中日が来季の新外国人として、今季メキシカンリーグで首位打者とMVPを獲得したディオニス・セサール内野手(33=ドミニカ共和国)を獲得することが9日、分かった。内外野をともにこなせるスイッチヒッターで、俊足と巧打が持ち味。中日では外野での起用が濃厚だ。またパヤノの退団が決定的となり、エドワルド・バルデス投手(29)を獲得する。さらに育成で2人の若手投手とも契約。4選手はいずれもドミニカ共和国出身で、大量補強で来季こそ優勝を手にする。

 ドミニカに視察に訪れていた森ヘッドコーチが選んだのは、米国でのべ6球団を渡り歩きながらメジャーには1度も上がれなかったセサールだった。15年間マイナー一筋でプレーし、ようやく今年、メキシコで栄光をつかんだ苦労人だ。

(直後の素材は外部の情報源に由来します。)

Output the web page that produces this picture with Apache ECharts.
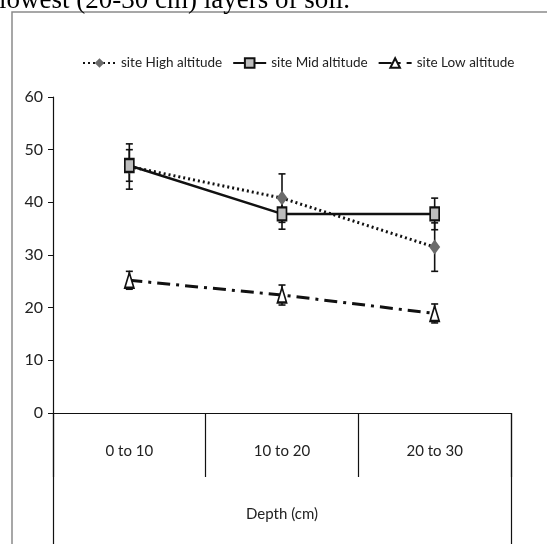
<!DOCTYPE html>
<html><head><meta charset="utf-8">
<script src="https://cdn.jsdelivr.net/npm/echarts@6/dist/echarts.min.js"></script>
<style>html,body{margin:0;padding:0;background:#fff}#c{width:547px;height:544px}</style>
</head><body><div id="c"></div>
<script>
const categories = ['0 to 10', '10 to 20', '20 to 30'];
const axisTitle = ['Depth (cm)'];
const highVals = [46.8, 40.8, 31.5];
const highErr = [4.3, 4.6, 4.6];
const midVals = [47.0, 37.8, 37.8];
const midErr = [3.0, 2.9, 3.0];
const lowVals = [25.2, 22.4, 18.9];
const lowErr = [1.7, 1.9, 1.8];
const yTicks = { min: 0, max: 60, interval: 10 };

const FONT = "Lato, 'Open Sans', sans-serif";

function errSeries(name, vals, errs) {
  return {
    type: 'custom', name: name + '_err', silent: true, z: 1,
    data: vals.map((v, i) => [i, v - errs[i], v + errs[i]]),
    renderItem: function (params, api) {
      const lo = api.coord([api.value(0), api.value(1)]);
      const hi = api.coord([api.value(0), api.value(2)]);
      const w = 3.5;
      const st = { stroke: '#111', lineWidth: 1.6 };
      return { type: 'group', children: [
        { type: 'line', shape: { x1: lo[0], y1: lo[1], x2: hi[0], y2: hi[1] }, style: st },
        { type: 'line', shape: { x1: lo[0] - w, y1: lo[1], x2: lo[0] + w, y2: lo[1] }, style: st },
        { type: 'line', shape: { x1: hi[0] - w, y1: hi[1], x2: hi[0] + w, y2: hi[1] }, style: st }
      ]};
    }
  };
}

const chart = echarts.init(document.getElementById('c'));
chart.setOption({
  animation: false,
  textStyle: { fontFamily: FONT },
  graphic: [
    { type: 'rect', shape: { x: 12, y: 12, width: 560, height: 560 }, style: { fill: 'none', stroke: '#8a8a8a', lineWidth: 1.5 }, z: -1 },
    { type: 'text', x: -1, y: 14, style: { text: 'lowest (20-30 cm) layers of soil.', font: "27px 'Liberation Serif', serif", fill: '#000', verticalAlign: 'bottom' } }
  ],
  legend: {
    left: 77, top: 51, itemWidth: 33, itemHeight: 12, itemGap: 10,
    textStyle: { fontFamily: FONT, fontSize: 13.5, color: '#222' },
    data: ['site High altitude', 'site Mid altitude', 'site Low altitude']
  },
  grid: { left: 53, right: 36, top: 97, bottom: 131 },
  xAxis: [
    { type: 'category', data: categories, boundaryGap: true,
      axisLine: { show: true, lineStyle: { color: '#111', width: 1.2 } },
      axisTick: { show: true, interval: 0, length: 64, lineStyle: { color: '#111', width: 1.2 } },
      axisLabel: { margin: 31, fontSize: 15, color: '#222', fontFamily: FONT } },
    { type: 'category', data: axisTitle, position: 'bottom', boundaryGap: true,
      axisLine: { show: false },
      axisTick: { show: true, interval: 0, length: 131, lineStyle: { color: '#111', width: 1.2 } },
      axisLabel: { margin: 94, fontSize: 15, color: '#222', fontFamily: FONT } }
  ],
  yAxis: { type: 'value', min: yTicks.min, max: yTicks.max, interval: yTicks.interval,
    axisLine: { show: true, lineStyle: { color: '#111', width: 1.2 } },
    axisTick: { show: true, length: 5, lineStyle: { color: '#111' } },
    splitLine: { show: false },
    axisLabel: { fontSize: 16, color: '#222', margin: 10, fontFamily: FONT } },
  series: [
    errSeries('high', highVals, highErr),
    errSeries('mid', midVals, midErr),
    errSeries('low', lowVals, lowErr),
    { name: 'site High altitude', type: 'line', data: highVals, z: 3,
      symbol: 'diamond', symbolSize: [11, 15],
      lineStyle: { type: [2, 3], color: '#111', width: 3 },
      itemStyle: { color: '#6b6b6b', borderColor: '#6b6b6b', borderWidth: 0 } },
    { name: 'site Mid altitude', type: 'line', data: midVals, z: 4,
      symbol: 'rect', symbolSize: [9, 13],
      lineStyle: { type: 'solid', color: '#111', width: 2.5 },
      itemStyle: { color: '#bdbdbd', borderColor: '#111', borderWidth: 2 } },
    { name: 'site Low altitude', type: 'line', data: lowVals, z: 3,
      symbol: 'triangle', symbolSize: [9, 15],
      lineStyle: { type: [13, 6, 3, 6], color: '#111', width: 3 },
      itemStyle: { color: '#fff', borderColor: '#111', borderWidth: 2 } }
  ]
});
</script></body></html>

 内外野をともに守れる俊足のスイッチヒッター。森コーチは今オフの補強ポイントとして「6番右翼を任せられる左打者」と話していたことから、外野で起用される可能性が高い。また、今季限りで引退したデラロサに代わる内野のバックアップを務めることもでき、左右の代打としてここ一番の勝負どころで起用することも可能だ。95、04年には投手としても登板し、計3回を無失点に抑えるなど、捕手以外はすべてのポジションをこなせる、まさに超万能選手だ。

 米国ではメジャーに昇格することはできなかったが、06年にメキシカンリーグでシーズン最多安打を放ち、盗塁王を獲得。今季もバケロス・ラグーナの二塁手として打率3割8分、40盗塁をマーク。首位打者と盗塁王に輝き、リーグMVPにも選ばれている。

 現在はドミニカ・ウインターリーグでプレー。アギラスの主軸としてここまで33試合に出場。2割9分8厘、4本塁打、16打点と安定感抜群で、視察していた森コーチの目に留まった。年俸は5000万円以下とみられ、タイプは違うが第2のブランコとして期待を背負うことになる。

 現地関係者によると、セサールは「長打力はないが、左右に打ち分けるシェアな打撃が特徴」といい、通算279盗塁を記録している俊足も大きな魅力。代走でも起用できる使い勝手のいい選手だ。

 米国、メキシコで15年間プレーし、中日が12球団目となる33歳。遅咲きのドミニカンは来季、3カ国目となる異国の地で、ジャパニーズドリームを追いかける。